Most of us will recognize desired benefits that have not yet been fully realized. Investigate why these benefits continue to elude you. This analysis will require the DW/BI team to cast a critical eye over activities and results. Be brutally honest with yourself. Have you done everything required to help the organization achieve these benefits?

DW/BI teams often lose sight of the ultimate goal. They get so focused on getting the data into the data warehouse they forget about making it all the way to the finish line — enabling the business users to easily use the data for decision making. Consider refocusing some of your resources on achieving those benefits that provide significant value to the organization.
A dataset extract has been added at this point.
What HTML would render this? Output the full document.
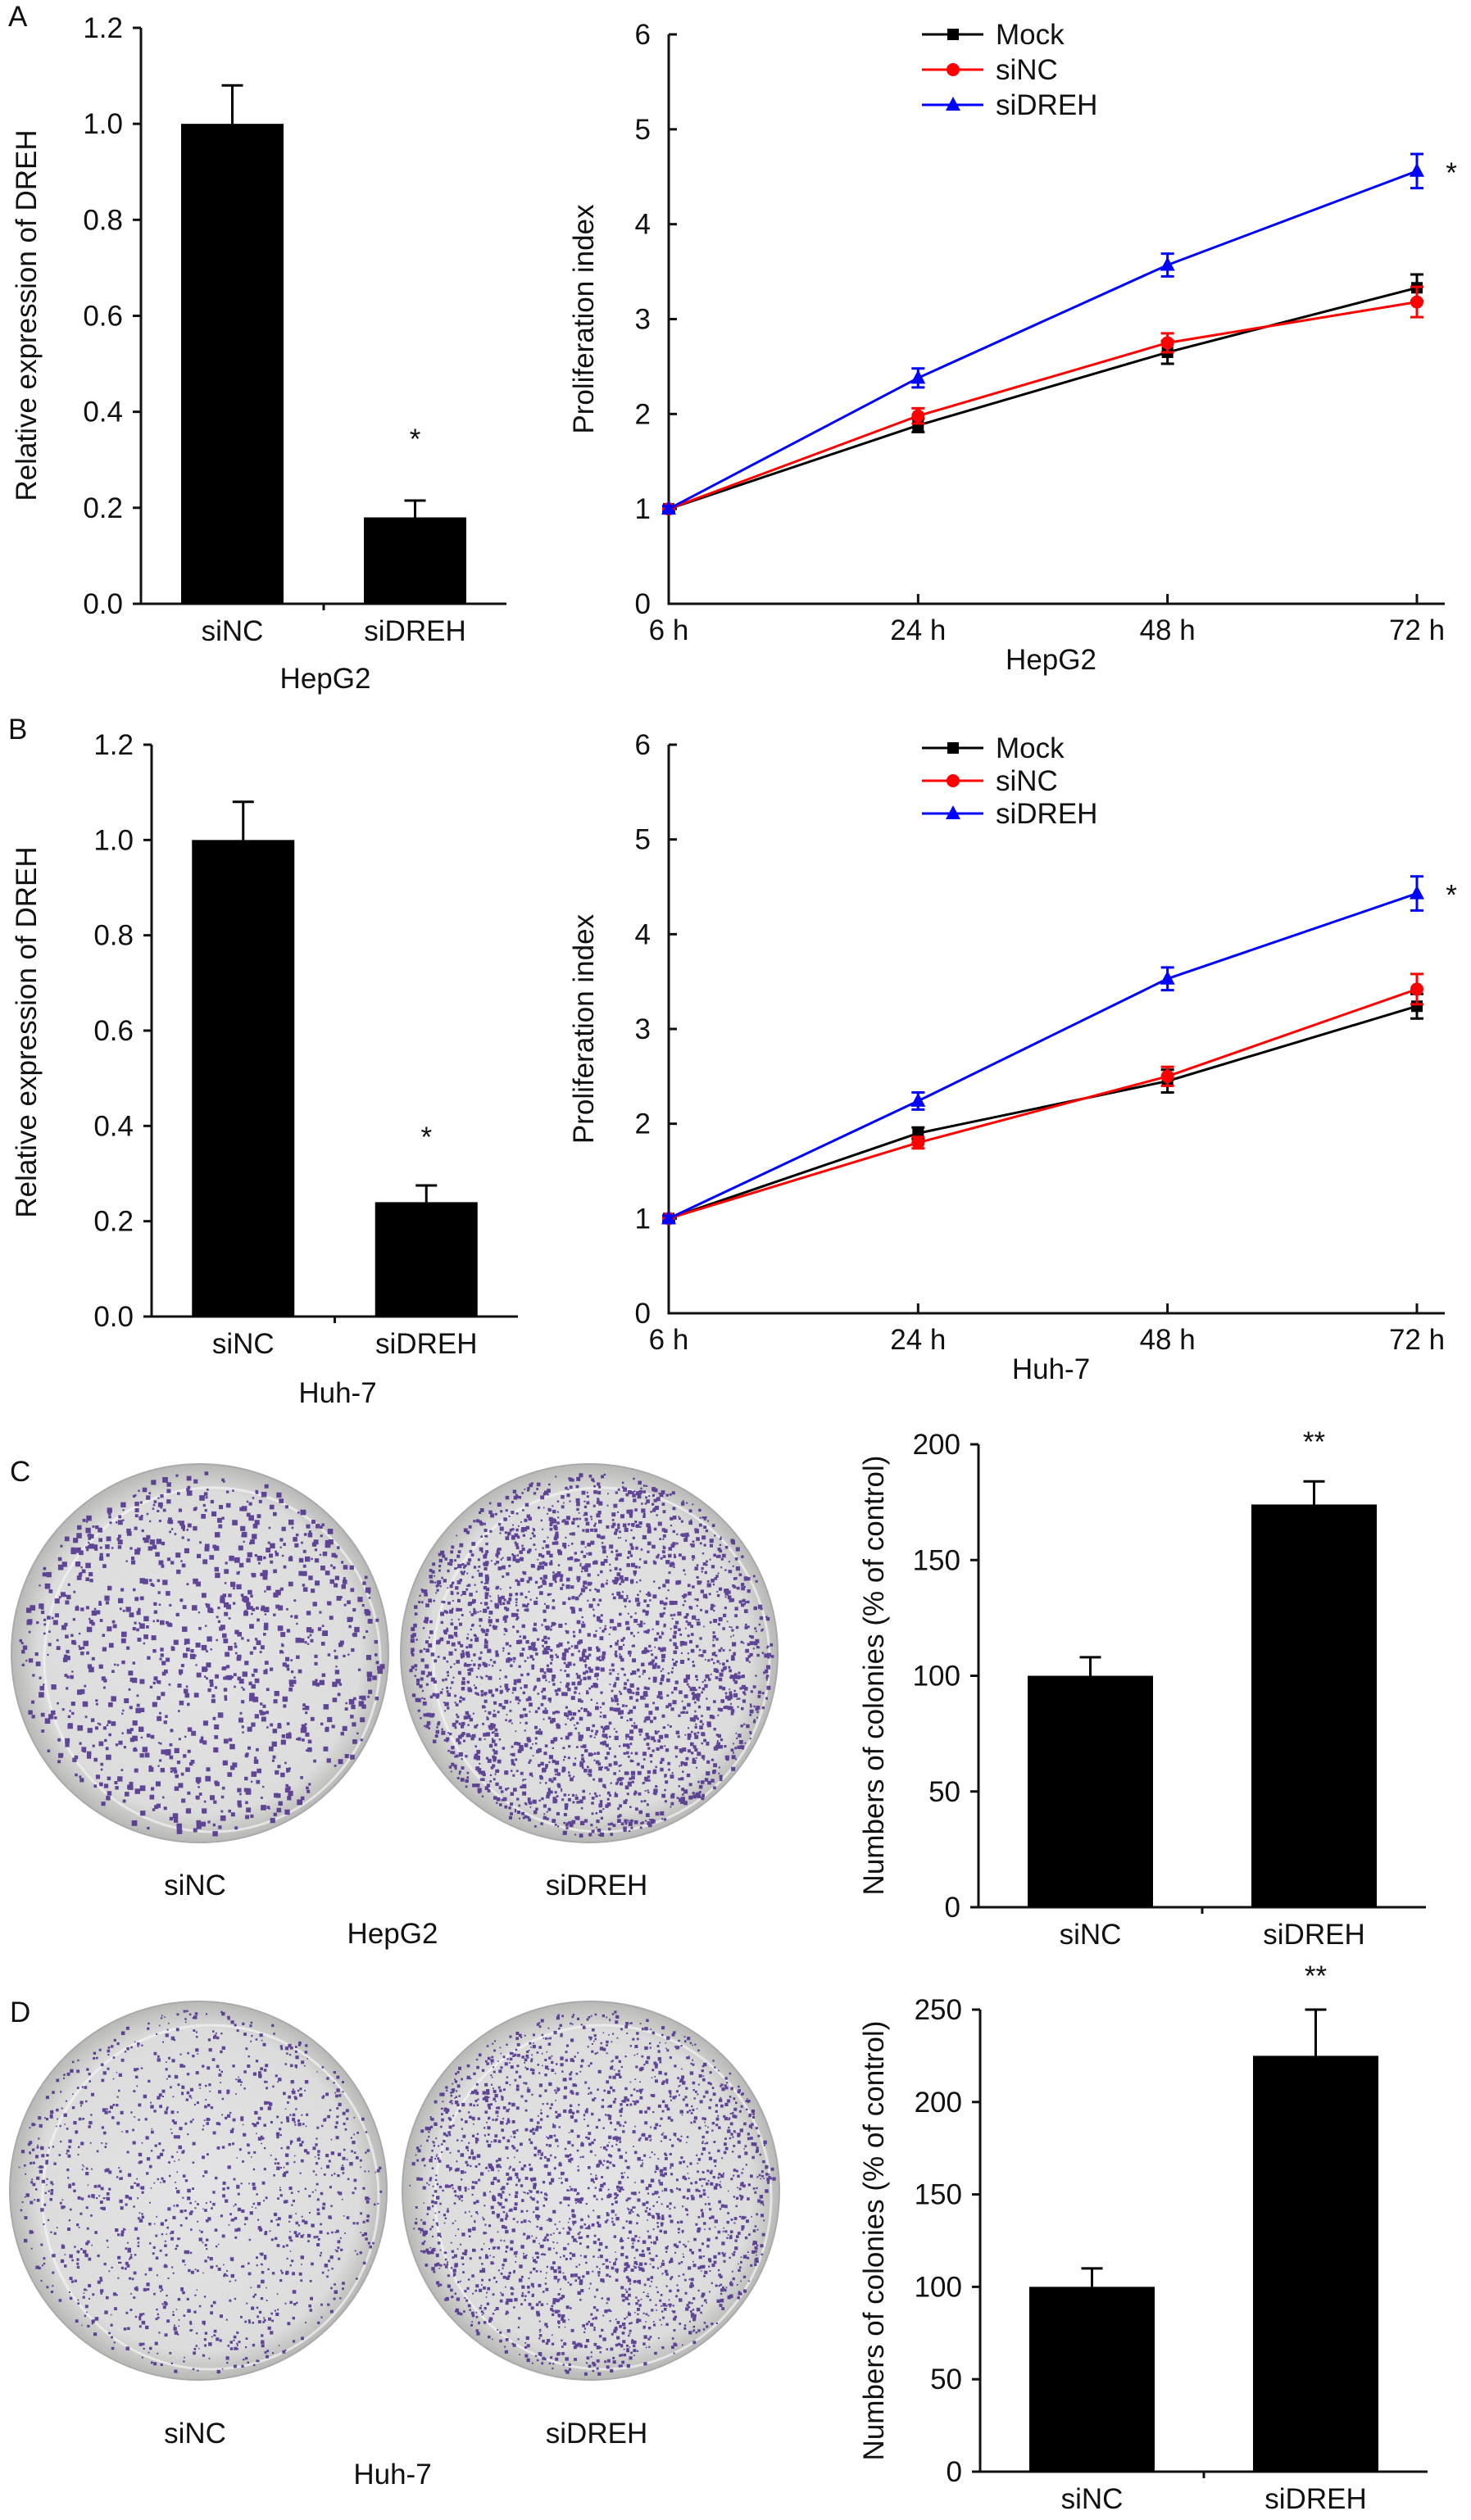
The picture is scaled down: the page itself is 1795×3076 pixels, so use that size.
<!DOCTYPE html>
<html><head><meta charset="utf-8"><style>
html,body{margin:0;padding:0;background:#fff}
svg{display:block}
text{font-family:"Liberation Sans",Arial,sans-serif;font-size:35px;fill:#111}
</style></head><body>
<svg id="fig" width="1795" height="3076" viewBox="0 0 1795 3076" xmlns="http://www.w3.org/2000/svg">
<text x="10" y="32">A</text>
<text x="10" y="902">B</text>
<text x="12" y="1808">C</text>
<text x="12" y="2468">D</text>
</svg>
<script>
// ---- data ----
const barCats = ["siNC","siDREH"];
const exprA = [1.0, 0.18];
const exprAErr = [0.08, 0.035];
const exprB = [1.0, 0.24];
const exprBErr = [0.08, 0.035];
const timeCats = ["6 h","24 h","48 h","72 h"];
const seriesNames = ["Mock","siNC","siDREH"];
const mockA = [1, 1.88, 2.65, 3.33];
const sincA = [1, 1.98, 2.75, 3.18];
const sidrehA = [1, 2.38, 3.57, 4.56];
const mockAErr = [0.03, 0.07, 0.12, 0.14];
const sincAErr = [0.03, 0.08, 0.1, 0.16];
const sidrehAErr = [0.03, 0.1, 0.12, 0.18];
const mockB = [1, 1.9, 2.45, 3.24];
const sincB = [1, 1.8, 2.5, 3.42];
const sidrehB = [1, 2.24, 3.53, 4.43];
const mockBErr = [0.03, 0.06, 0.12, 0.13];
const sincBErr = [0.03, 0.06, 0.1, 0.16];
const sidrehBErr = [0.03, 0.09, 0.12, 0.18];
const colC = [100, 174];
const colCErr = [8, 10];
const colD = [100, 225];
const colDErr = [10, 25];
const exprTicks = ["0.0","0.2","0.4","0.6","0.8","1.0","1.2"];
const profTicks = ["0","1","2","3","4","5","6"];
const colCTicks = ["0","50","100","150","200"];
const colDTicks = ["0","50","100","150","200","250"];

const NS="http://www.w3.org/2000/svg";
const svg=document.getElementById('fig');
function mk(tag,attrs,parent){const e=document.createElementNS(NS,tag);for(const k in attrs)e.setAttribute(k,attrs[k]);(parent||svg).appendChild(e);return e;}
function txt(x,y,s,anchor,parent,name){const t=mk('text',{x:x,y:y,'text-anchor':anchor||'middle'},parent);t.textContent=s;


return t;}

function barChart(o){
  const g=mk('g',{});
  
  
  const ymax=o.max;
  const Y=v=>o.y0-(v/ymax)*(o.y0-o.yTop);
  const L=mk('path',{d:`M${o.x0},${o.yTop}V${o.y0}H${o.x1}`,stroke:'#111','stroke-width':3,fill:'none'},g);
  
  
  o.ticks.forEach((t,i)=>{const v=parseFloat(t);const y=Y(v);
    mk('line',{x1:o.x0-10,x2:o.x0,y1:y,y2:y,stroke:'#111','stroke-width':3},g);
    txt(o.x0-22,y+12,t,'end',g,'y-tick-label');});
  const n=o.vals.length, w=(o.x1-o.x0)/n;
  mk('line',{x1:o.x0+w,x2:o.x0+w,y1:o.y0,y2:o.y0+8,stroke:'#111','stroke-width':3},g);
  o.vals.forEach((v,i)=>{
    const cx=o.x0+w*(i+0.5), bw=o.bw;
    const r=mk('rect',{x:cx-bw/2,y:Y(v),width:bw,height:o.y0-Y(v),fill:'#000'},g);
    
    
    const ye=Y(v+o.err[i]);
    mk('path',{d:`M${cx},${Y(v)}V${ye}M${cx-13},${ye}H${cx+13}`,stroke:'#000','stroke-width':3,fill:'none'},g);
    txt(cx,o.y0+45,barCats[i],'middle',g,'x-tick-label');
    if(o.stars&&o.stars[i]){txt(cx,o.starY,o.stars[i],'middle',g,'significance-mark');}
  });
  if(o.group)txt(o.groupX,o.groupY,o.group,'middle',g,'x-axis-group-label');
  const t=txt(0,0,o.ytitle,'middle',g,'y-axis-title');
  t.setAttribute('transform',`translate(${o.titleX},${o.titleY}) rotate(-90)`);
}

function lineChart(o){
  const g=mk('g',{});
  
  
  const Y=v=>o.y0-(v/6)*(o.y0-o.yTop);
  const X=i=>o.x0+i*(o.xLast-o.x0)/(timeCats.length-1);
  mk('path',{d:`M${o.x0},${o.yTop}V${o.y0}H${o.x1}`,stroke:'#111','stroke-width':3,fill:'none'},g);
  profTicks.forEach(t=>{const y=Y(+t);mk('line',{x1:o.x0,x2:o.x0+10,y1:y,y2:y,stroke:'#111','stroke-width':3},g);txt(o.x0-22,y+12,t,'end',g,'y-tick-label');});
  timeCats.forEach((c,i)=>{const x=X(i);if(i>0)mk('line',{x1:x,x2:x,y1:o.y0,y2:o.y0-12,stroke:'#111','stroke-width':3},g);txt(x,o.y0+44,c,'middle',g,'x-tick-label');});
  const colors=['#000','#f00','#00f'];
  o.series.forEach((s,si)=>{
    const col=colors[si];
    const p=mk('polyline',{points:s.map((v,i)=>X(i)+','+Y(v)).join(' '),fill:'none',stroke:col,'stroke-width':3},g);
    
    
    s.forEach((v,i)=>{const x=X(i),y=Y(v),e=o.errs[si][i];
      mk('path',{d:`M${x},${Y(v-e)}V${Y(v+e)}M${x-8},${Y(v-e)}H${x+8}M${x-8},${Y(v+e)}H${x+8}`,stroke:col,'stroke-width':3,fill:'none'},g);
      marker(g,si,x,y,col);});
  });
  txt(o.x1+8,Y(o.series[2][3])+14,'*','middle',g,'significance-mark');
  txt((o.x0+o.xLast)/2+10,o.y0+80,o.group,'middle',g,'x-axis-group-label');
  const t=txt(0,0,'Proliferation index','middle',g,'y-axis-title');
  t.setAttribute('transform',`translate(${o.x0-92},${(o.y0+o.yTop)/2}) rotate(-90)`);
  seriesNames.forEach((n,i)=>{const y=o.legY+i*o.legDy;
    const lg=mk('g',{},g);
    
    
    mk('line',{x1:o.legX,x2:o.legX+75,y1:y,y2:y,stroke:colors[i],'stroke-width':3},lg);
    marker(lg,i,o.legX+38,y,colors[i]);
    txt(o.legX+90,y+12,n,'start',lg,'legend-label');});
}
function marker(g,si,x,y,col){
  if(si===0)mk('rect',{x:x-7,y:y-7,width:14,height:14,fill:col},g);
  else if(si===1)mk('circle',{cx:x,cy:y,r:8,fill:col},g);
  else mk('path',{d:`M${x},${y-10}L${x+9},${y+7}L${x-9},${y+7}Z`,fill:col},g);
}

barChart({name:'expression-chart-hepg2',x0:172,x1:618,yTop:34,y0:737,max:1.2,bw:125,vals:exprA,err:exprAErr,ticks:exprTicks,stars:['','*'],starY:548,group:'HepG2',groupX:397,groupY:840,ytitle:'Relative expression of DREH',titleX:44,titleY:385});
lineChart({name:'proliferation-chart-hepg2',x0:816,xLast:1729,x1:1763,yTop:42,y0:737,series:[mockA,sincA,sidrehA],errs:[mockAErr,sincAErr,sidrehAErr],group:'HepG2',legX:1125,legY:42,legDy:43});
barChart({name:'expression-chart-huh7',x0:185,x1:632,yTop:909,y0:1607,max:1.2,bw:125,vals:exprB,err:exprBErr,ticks:exprTicks,stars:['','*'],starY:1400,group:'Huh-7',groupX:412,groupY:1712,ytitle:'Relative expression of DREH',titleX:44,titleY:1260});
lineChart({name:'proliferation-chart-huh7',x0:816,xLast:1729,x1:1763,yTop:909,y0:1603,series:[mockB,sincB,sidrehB],errs:[mockBErr,sincBErr,sidrehBErr],group:'Huh-7',legX:1125,legY:913,legDy:40});
barChart({name:'colony-chart-hepg2',x0:1194,x1:1740,yTop:1763,y0:2328,max:200,bw:153,vals:colC,err:colCErr,ticks:colCTicks,stars:['','**'],starY:1772,ytitle:'Numbers of colonies (% of control)',titleX:1078,titleY:2045});
barChart({name:'colony-chart-huh7',x0:1196,x1:1742,yTop:2453,y0:3017,max:250,bw:153,vals:colD,err:colDErr,ticks:colDTicks,stars:['','**'],starY:2424,ytitle:'Numbers of colonies (% of control)',titleX:1078,titleY:2735});

// plates (photo texture, decorative)
let seed=7;function rnd(){seed=(seed*16807)%2147483647;return seed/2147483647;}
const defs=mk('defs',{});
const gr=mk('radialGradient',{id:'pg',cx:'50%',cy:'50%',r:'50%'},defs);
mk('stop',{offset:'0%','stop-color':'#e4e4e6'},gr);mk('stop',{offset:'85%','stop-color':'#dcdcdc'},gr);mk('stop',{offset:'100%','stop-color':'#b8b8b6'},gr);
function plate(cx,cy,name,n,size){
  const g=mk('g',{});
  
  
  mk('ellipse',{cx:cx,cy:cy,rx:230,ry:231,fill:'url(#pg)',stroke:'#aaa','stroke-width':2},g);
  mk('ellipse',{cx:cx+15,cy:cy+8,rx:205,ry:210,fill:'none',stroke:'#f4f4f4','stroke-width':3,opacity:0.7},g);
  let d='';
  for(let i=0;i<n;i++){const a=rnd()*6.283, r=Math.sqrt(rnd())*222;
    const x=cx+r*Math.cos(a), y=cy+r*Math.sin(a), s=size*(0.5+rnd());
    d+=`M${x.toFixed(1)},${y.toFixed(1)}h${s.toFixed(1)}v${s.toFixed(1)}h-${s.toFixed(1)}z`;}
  mk('path',{d:d,fill:'#4a2a8a',opacity:0.85},g);
}
plate(244,2018,'plate-sinc-hepg2',1100,4.5);
plate(719,2018,'plate-sidreh-hepg2',2600,3.5);
plate(242,2674,'plate-sinc-huh7',1300,3);
plate(721,2674,'plate-sidreh-huh7',2400,3);
txt(238,2313,'siNC','middle',svg,'plate-label-sinc-hepg2');
txt(728,2313,'siDREH','middle',svg,'plate-label-sidreh-hepg2');
txt(479,2372,'HepG2','middle',svg,'plate-group-label-hepg2');
txt(238,2982,'siNC','middle',svg,'plate-label-sinc-huh7');
txt(728,2982,'siDREH','middle',svg,'plate-label-sidreh-huh7');
txt(479,3032,'Huh-7','middle',svg,'plate-group-label-huh7');
</script>
</body></html>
Look for low-cost, incremental improvements you can make that offer substantive value to the organization:

  • Make sure you have documentation and training in place to help business people to use the DW/BI system effectively.
  • Look for areas where the addition of a few dimension attributes or additional metrics to existing schema will enable valuable new analyses.
  • Look for opportunities to expose the existing portfolio of data and BI applications to a wider audience, perhaps tapping available software licenses identified as discussed above.
  • Work with key, analytics-savvy business users to evaluate the effectiveness of BI applications that have already been deployed. Look for opportunities to improve these existing BI applications to provide keener insights into the business. Seek out ways to better understand the analytic processes utilized by the savviest users in order to capture and extend these benefits to additional BI applications.
  • Enrich your data warehouse with new fact tables supporting additional business processes and new analytics.

It’s unfortunate that the downturn in the economy has put many of us on an unwelcome budgetary diet, but we can also get lean and mean by hitting the gym and working out, figuratively speaking. We can focus carefully on our DW/BI environment’s overall health and fitness and become far stronger and healthier for the long run.